Dataset extract:
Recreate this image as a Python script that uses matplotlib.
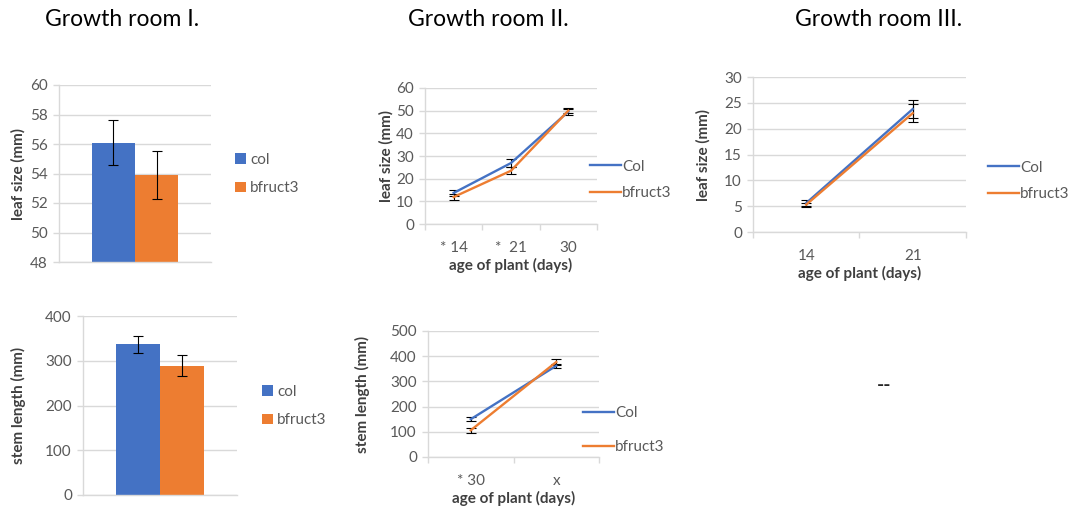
import numpy as np
import matplotlib.pyplot as plt
from matplotlib.ticker import FixedLocator, NullFormatter

plt.rcParams["font.family"] = ["Lato", "DejaVu Sans"]

BLUE = "#4472C4"
ORANGE = "#ED7D31"
GRID = "#D9D9D9"
TICK_TXT = "#595959"
LABEL_TXT = "#404040"

W, H = 1071, 508

# Growth room I. (bar charts)
bar_labels = ["col", "bfruct3"]
room1_leaf = [56.1, 53.9]
room1_leaf_err = [1.55, 1.62]
room1_stem = [337, 289]
room1_stem_err = [19, 23]

# Growth room II.
room2_leaf_days = ["* 14", "*  21", "30"]
room2_leaf_col = [13.7, 26.9, 49.6]
room2_leaf_col_err = [1.5, 1.6, 1.3]
room2_leaf_bf = [11.9, 23.5, 50.0]
room2_leaf_bf_err = [1.3, 1.5, 1.2]

room2_stem_days = ["* 30", "x"]
room2_stem_col = [150, 362]
room2_stem_col_err = [7, 9]
room2_stem_bf = [106, 377]
room2_stem_bf_err = [10, 11]

# Growth room III.
room3_leaf_days = ["14", "21"]
room3_leaf_col = [5.6, 23.8]
room3_leaf_col_err = [0.5, 1.7]
room3_leaf_bf = [5.3, 23.0]
room3_leaf_bf_err = [0.4, 1.8]

line_labels = ["Col", "bfruct3"]


def px_axes(fig, x0, y0, x1, y1):
    return fig.add_axes([x0 / W, 1 - y1 / H, (x1 - x0) / W, (y1 - y0) / H])


def excel_style(ax, ymin, ymax, step):
    ax.set_ylim(ymin, ymax)
    ax.set_yticks(np.arange(ymin, ymax + step / 2, step))
    ax.grid(axis="y", color=GRID, linewidth=1.0)
    ax.set_axisbelow(True)
    for side in ["top", "right"]:
        ax.spines[side].set_visible(False)
    for side in ["left", "bottom"]:
        ax.spines[side].set_color(GRID)
        ax.spines[side].set_linewidth(1.0)
    ax.tick_params(axis="y", length=4, width=1.0, color=GRID, labelsize=11,
                   labelcolor=TICK_TXT, pad=4)


def place_ylabel(ax, box, text, center_x):
    ax.set_ylabel(text, fontsize=11, fontweight="bold", color=LABEL_TXT)
    ax.yaxis.set_label_coords((center_x + 7.5 - box[0]) / (box[2] - box[0]), 0.5)


def bar_panel(fig, box, values, errs, ymin, ymax, step, ylabel, ylabel_x, legend_xy):
    ax = px_axes(fig, *box)
    excel_style(ax, ymin, ymax, step)
    w = 0.283
    pos = [-w / 2, w / 2]
    for p, v, e, c, lab in zip(pos, values, errs, [BLUE, ORANGE], bar_labels):
        ax.bar(p, v - ymin, bottom=ymin, width=w, color=c, label=lab,
               yerr=e, error_kw=dict(ecolor="black", elinewidth=0.8, capsize=3.5, capthick=0.8))
    ax.set_xlim(-0.5, 0.5)
    ax.set_xticks([])
    place_ylabel(ax, box, ylabel, ylabel_x)
    ax.legend(loc="center left", bbox_to_anchor=(legend_xy[0] / W, 1 - legend_xy[1] / H),
              bbox_transform=fig.transFigure, frameon=False, fontsize=11,
              handlelength=0.7, handleheight=0.7, handletextpad=0.3, labelspacing=0.95,
              borderpad=0, borderaxespad=0, labelcolor=TICK_TXT)
    return ax


def line_panel(fig, box, days, col, col_err, bf, bf_err, ymin, ymax, step, ylabel,
               ylabel_x, legend_xy, legend_spacing):
    ax = px_axes(fig, *box)
    excel_style(ax, ymin, ymax, step)
    x = np.arange(len(days))
    ax.errorbar(x, col, yerr=col_err, color=BLUE, linewidth=1.7, ecolor="black",
                elinewidth=0.8, capsize=3.5, capthick=0.8, label=line_labels[0], zorder=3)
    ax.errorbar(x, bf, yerr=bf_err, color=ORANGE, linewidth=1.7, ecolor="black",
                elinewidth=0.8, capsize=3.5, capthick=0.8, label=line_labels[1], zorder=3)
    ax.set_xlim(-0.5, len(days) - 0.5)
    ax.xaxis.set_major_locator(FixedLocator(np.arange(-0.5, len(days), 1.0)))
    ax.xaxis.set_major_formatter(NullFormatter())
    ax.xaxis.set_minor_locator(FixedLocator(x))
    ax.set_xticklabels(days, minor=True)
    ax.tick_params(axis="x", which="major", length=4, width=1.0, color=GRID)
    ax.tick_params(axis="x", which="minor", length=0, labelsize=11,
                   labelcolor=TICK_TXT, pad=12)
    ax.set_xlabel("age of plant (days)", fontsize=11, fontweight="bold",
                  color=LABEL_TXT, labelpad=2)
    place_ylabel(ax, box, ylabel, ylabel_x)
    handles, labels = ax.get_legend_handles_labels()
    handles = [h[0] for h in handles]
    ax.legend(handles, labels, loc="center left",
              bbox_to_anchor=(legend_xy[0] / W, 1 - legend_xy[1] / H),
              bbox_transform=fig.transFigure, frameon=False, fontsize=11,
              handlelength=2.0, handletextpad=0.1, labelspacing=legend_spacing,
              borderpad=0, borderaxespad=0, labelcolor=TICK_TXT)
    return ax


fig = plt.figure(figsize=(W / 100, H / 100), dpi=100)

fig.text(122 / W, 1 - 19 / H, "Growth room I.", ha="center", va="center", fontsize=16.5)
fig.text(488 / W, 1 - 19 / H, "Growth room II.", ha="center", va="center", fontsize=16.5)
fig.text(879 / W, 1 - 19 / H, "Growth room III.", ha="center", va="center", fontsize=16.5)

bar_panel(fig, (59, 85, 211, 262), room1_leaf, room1_leaf_err, 48, 60, 2,
          "leaf size (mm)", 18, (235, 174))
bar_panel(fig, (83, 316, 237, 495), room1_stem, room1_stem_err, 0, 400, 100,
          "stem length (mm)", 19, (262, 406))

line_panel(fig, (425, 88, 597, 224), room2_leaf_days, room2_leaf_col, room2_leaf_col_err,
           room2_leaf_bf, room2_leaf_bf_err, 0, 60, 10, "leaf size (mm)", 386,
           (590, 180), 0.85)
line_panel(fig, (428, 331, 599, 457), room2_stem_days, room2_stem_col, room2_stem_col_err,
           room2_stem_bf, room2_stem_bf_err, 0, 500, 100, "stem length (mm)", 363,
           (583, 430), 1.3)
line_panel(fig, (753, 77, 966, 232), room3_leaf_days, room3_leaf_col, room3_leaf_col_err,
           room3_leaf_bf, room3_leaf_bf_err, 0, 30, 5, "leaf size (mm)", 703,
           (988, 181), 0.85)

fig.text(884 / W, 1 - 386 / H, "--", ha="center", va="center", fontsize=14, fontweight="bold",
         color="#262626")

fig.savefig("out.png", dpi=100)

Short task:
Omit the pictures, then repeat exactly each line from the beginning of the listing through the line with "labelcolor=TICK_TXT, pad=4)".

Reply:
Recreate this image as a Python script that uses matplotlib.
import numpy as np
import matplotlib.pyplot as plt
from matplotlib.ticker import FixedLocator, NullFormatter

plt.rcParams["font.family"] = ["Lato", "DejaVu Sans"]

BLUE = "#4472C4"
ORANGE = "#ED7D31"
GRID = "#D9D9D9"
TICK_TXT = "#595959"
LABEL_TXT = "#404040"

W, H = 1071, 508

# Growth room I. (bar charts)
bar_labels = ["col", "bfruct3"]
room1_leaf = [56.1, 53.9]
room1_leaf_err = [1.55, 1.62]
room1_stem = [337, 289]
room1_stem_err = [19, 23]

# Growth room II.
room2_leaf_days = ["* 14", "*  21", "30"]
room2_leaf_col = [13.7, 26.9, 49.6]
room2_leaf_col_err = [1.5, 1.6, 1.3]
room2_leaf_bf = [11.9, 23.5, 50.0]
room2_leaf_bf_err = [1.3, 1.5, 1.2]

room2_stem_days = ["* 30", "x"]
room2_stem_col = [150, 362]
room2_stem_col_err = [7, 9]
room2_stem_bf = [106, 377]
room2_stem_bf_err = [10, 11]

# Growth room III.
room3_leaf_days = ["14", "21"]
room3_leaf_col = [5.6, 23.8]
room3_leaf_col_err = [0.5, 1.7]
room3_leaf_bf = [5.3, 23.0]
room3_leaf_bf_err = [0.4, 1.8]

line_labels = ["Col", "bfruct3"]


def px_axes(fig, x0, y0, x1, y1):
    return fig.add_axes([x0 / W, 1 - y1 / H, (x1 - x0) / W, (y1 - y0) / H])


def excel_style(ax, ymin, ymax, step):
    ax.set_ylim(ymin, ymax)
    ax.set_yticks(np.arange(ymin, ymax + step / 2, step))
    ax.grid(axis="y", color=GRID, linewidth=1.0)
    ax.set_axisbelow(True)
    for side in ["top", "right"]:
        ax.spines[side].set_visible(False)
    for side in ["left", "bottom"]:
        ax.spines[side].set_color(GRID)
        ax.spines[side].set_linewidth(1.0)
    ax.tick_params(axis="y", length=4, width=1.0, color=GRID, labelsize=11,
                   labelcolor=TICK_TXT, pad=4)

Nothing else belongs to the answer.